[Task instructions] Give the listing again character for character, but drop the images.

* START Data for this task *

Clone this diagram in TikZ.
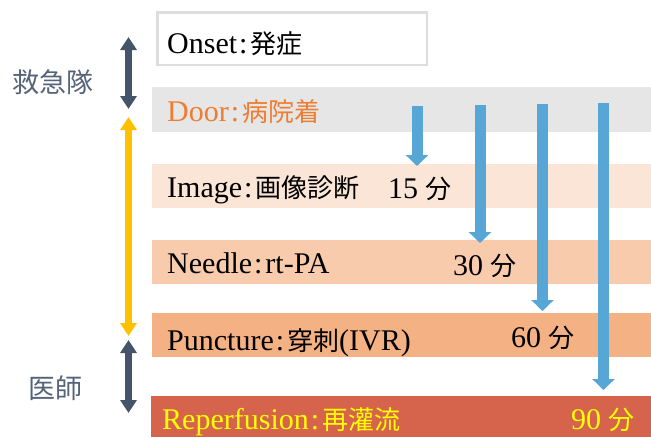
\documentclass[tikz,border=0pt]{standalone}
\usepackage{fontspec}
\setmainfont{Liberation Serif}
\newfontfamily\jp{Noto Sans CJK JP}
\usetikzlibrary{arrows.meta}
\definecolor{slate}{HTML}{44546A}
\definecolor{slatetxt}{HTML}{56647A}
\definecolor{gold}{HTML}{FFC000}
\definecolor{bblue}{RGB}{86,166,214}
\definecolor{doorc}{HTML}{E6E6E6}
\definecolor{imgc}{HTML}{FBE5D6}
\definecolor{needc}{HTML}{F8CBAD}
\definecolor{puncc}{HTML}{F4B183}
\definecolor{repc}{RGB}{214,100,76}
\definecolor{orangetxt}{HTML}{ED7D31}
\definecolor{yellowtxt}{HTML}{FFFF00}
\definecolor{boxline}{HTML}{DDDDDD}
\newcommand\J[1]{{\jp\fontsize{26}{28}\selectfont #1}}
\newcommand\cl{\hspace{2pt}:\hspace{3pt}}
\begin{document}
\begin{tikzpicture}[x=1pt,y=-1pt,
  lbl/.style={anchor=base west, inner sep=0pt, font=\fontsize{30}{32}\selectfont},
  side/.style={inner sep=0pt, text=slatetxt, font=\jp\fontsize{27}{29}\selectfont},
  darr/.style={line width=7pt, {Triangle[width=16pt,length=13pt]}-{Triangle[width=16pt,length=13pt]}},
  barr/.style={draw=bblue, line width=11pt, -{Triangle[width=22pt,length=11pt]}}]
\useasboundingbox (0,0) rectangle (651,437);
% bands
\fill[white] (0,0) rectangle (651,437);
\draw[boxline, line width=2.5pt, fill=white] (157.25,12.25) rectangle (426.75,64.75);
\fill[doorc] (152,87) rectangle (651,132);
\fill[imgc] (152,164) rectangle (651,208);
\fill[needc] (152,240) rectangle (651,284);
\fill[puncc] (152,313) rectangle (651,357);
\fill[repc] (151,396) rectangle (651,437);
% band texts
\node[lbl] (onset) at (167,53) {Onset\cl\J{発症}};
\node[lbl, text=orangetxt] (door) at (167,121) {Door\cl\J{病院着}};
\node[lbl] (image) at (167,197) {Image\cl\J{画像診断}};
\node[lbl] (needle) at (167,273) {Needle\cl rt-PA};
\node[lbl] (punct) at (167,350) {Puncture\cl\J{穿刺}(IVR)};
\node[lbl, text=yellowtxt] (reperf) at (162,429) {Reperfusion\cl\J{再灌流}};
% minutes
\node[lbl] (m15) at (388,198) {15 \J{分}};
\node[lbl] (m30) at (453,275) {30 \J{分}};
\node[lbl] (m60) at (511,347) {60 \J{分}};
\node[lbl, text=yellowtxt] (m90) at (571,429) {90 \J{分}};
% side labels
\node[side] (kyu) at (53,82) {救急隊};
\node[side] (ishi) at (55,388) {医師};
% left arrows
\coordinate (a1t) at (128.5,37);
\coordinate (a1b) at (128.5,109);
\coordinate (a2t) at (128.5,117);
\coordinate (a2b) at (128.5,336);
\coordinate (a3t) at (128.5,340);
\coordinate (a3b) at (128.5,413);
\draw[darr, slate] (a1t) -- (a1b);
\draw[darr, gold] (a2t) -- (a2b);
\draw[darr, slate] (a3t) -- (a3b);
% blue arrows
\coordinate (b1t) at (417,106);
\coordinate (b1b) at (417,166);
\coordinate (b2t) at (480,105);
\coordinate (b2b) at (480,243);
\coordinate (b3t) at (542.5,104);
\coordinate (b3b) at (542.5,311);
\coordinate (b4t) at (603.5,103);
\coordinate (b4b) at (603.5,390);
\draw[barr] (b1t) -- (b1b);
\draw[barr] (b2t) -- (b2b);
\draw[barr] (b3t) -- (b3b);
\draw[barr] (b4t) -- (b4b);
\end{tikzpicture}
\end{document}
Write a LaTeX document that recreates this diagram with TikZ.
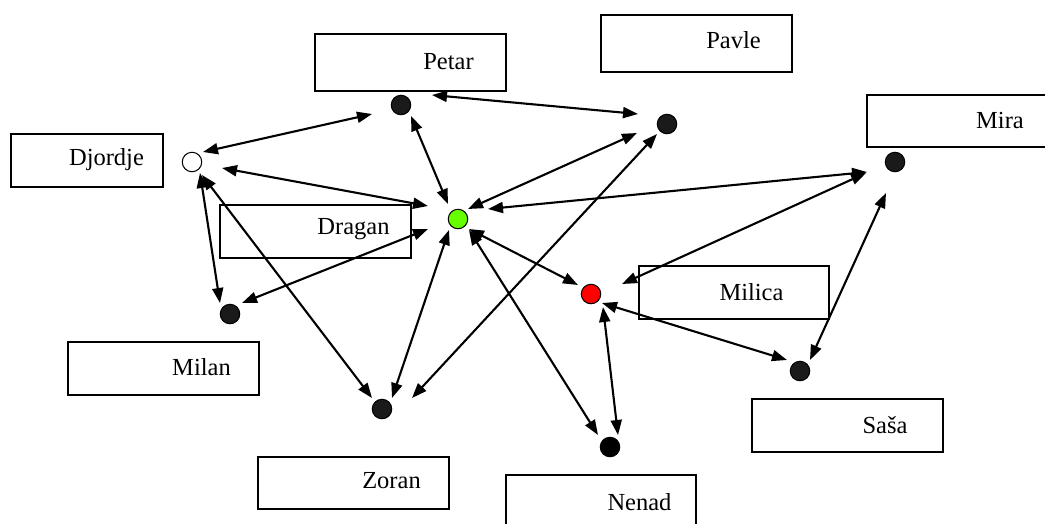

* END Data for this task *

[Final answer]
Clone this diagram in TikZ.
\documentclass[tikz,border=0pt]{standalone}
\usepackage{fontspec}
\setmainfont{Liberation Serif}
\newfontfamily\jp{Noto Sans CJK JP}
\usetikzlibrary{arrows.meta}
\definecolor{slate}{HTML}{44546A}
\definecolor{slatetxt}{HTML}{56647A}
\definecolor{gold}{HTML}{FFC000}
\definecolor{bblue}{RGB}{86,166,214}
\definecolor{doorc}{HTML}{E6E6E6}
\definecolor{imgc}{HTML}{FBE5D6}
\definecolor{needc}{HTML}{F8CBAD}
\definecolor{puncc}{HTML}{F4B183}
\definecolor{repc}{RGB}{214,100,76}
\definecolor{orangetxt}{HTML}{ED7D31}
\definecolor{yellowtxt}{HTML}{FFFF00}
\definecolor{boxline}{HTML}{DDDDDD}
\newcommand\J[1]{{\jp\fontsize{26}{28}\selectfont #1}}
\newcommand\cl{\hspace{2pt}:\hspace{3pt}}
\begin{document}
\begin{tikzpicture}[x=1pt,y=-1pt,
  lbl/.style={anchor=base west, inner sep=0pt, font=\fontsize{30}{32}\selectfont},
  side/.style={inner sep=0pt, text=slatetxt, font=\jp\fontsize{27}{29}\selectfont},
  darr/.style={line width=7pt, {Triangle[width=16pt,length=13pt]}-{Triangle[width=16pt,length=13pt]}},
  barr/.style={draw=bblue, line width=11pt, -{Triangle[width=22pt,length=11pt]}}]
\useasboundingbox (0,0) rectangle (651,437);
% bands
\fill[white] (0,0) rectangle (651,437);
\draw[boxline, line width=2.5pt, fill=white] (157.25,12.25) rectangle (426.75,64.75);
\fill[doorc] (152,87) rectangle (651,132);
\fill[imgc] (152,164) rectangle (651,208);
\fill[needc] (152,240) rectangle (651,284);
\fill[puncc] (152,313) rectangle (651,357);
\fill[repc] (151,396) rectangle (651,437);
% band texts
\node[lbl] (onset) at (167,53) {Onset\cl\J{発症}};
\node[lbl, text=orangetxt] (door) at (167,121) {Door\cl\J{病院着}};
\node[lbl] (image) at (167,197) {Image\cl\J{画像診断}};
\node[lbl] (needle) at (167,273) {Needle\cl rt-PA};
\node[lbl] (punct) at (167,350) {Puncture\cl\J{穿刺}(IVR)};
\node[lbl, text=yellowtxt] (reperf) at (162,429) {Reperfusion\cl\J{再灌流}};
% minutes
\node[lbl] (m15) at (388,198) {15 \J{分}};
\node[lbl] (m30) at (453,275) {30 \J{分}};
\node[lbl] (m60) at (511,347) {60 \J{分}};
\node[lbl, text=yellowtxt] (m90) at (571,429) {90 \J{分}};
% side labels
\node[side] (kyu) at (53,82) {救急隊};
\node[side] (ishi) at (55,388) {医師};
% left arrows
\coordinate (a1t) at (128.5,37);
\coordinate (a1b) at (128.5,109);
\coordinate (a2t) at (128.5,117);
\coordinate (a2b) at (128.5,336);
\coordinate (a3t) at (128.5,340);
\coordinate (a3b) at (128.5,413);
\draw[darr, slate] (a1t) -- (a1b);
\draw[darr, gold] (a2t) -- (a2b);
\draw[darr, slate] (a3t) -- (a3b);
% blue arrows
\coordinate (b1t) at (417,106);
\coordinate (b1b) at (417,166);
\coordinate (b2t) at (480,105);
\coordinate (b2b) at (480,243);
\coordinate (b3t) at (542.5,104);
\coordinate (b3b) at (542.5,311);
\coordinate (b4t) at (603.5,103);
\coordinate (b4b) at (603.5,390);
\draw[barr] (b1t) -- (b1b);
\draw[barr] (b2t) -- (b2b);
\draw[barr] (b3t) -- (b3b);
\draw[barr] (b4t) -- (b4b);
\end{tikzpicture}
\end{document}
Write a LaTeX document that recreates this diagram with TikZ.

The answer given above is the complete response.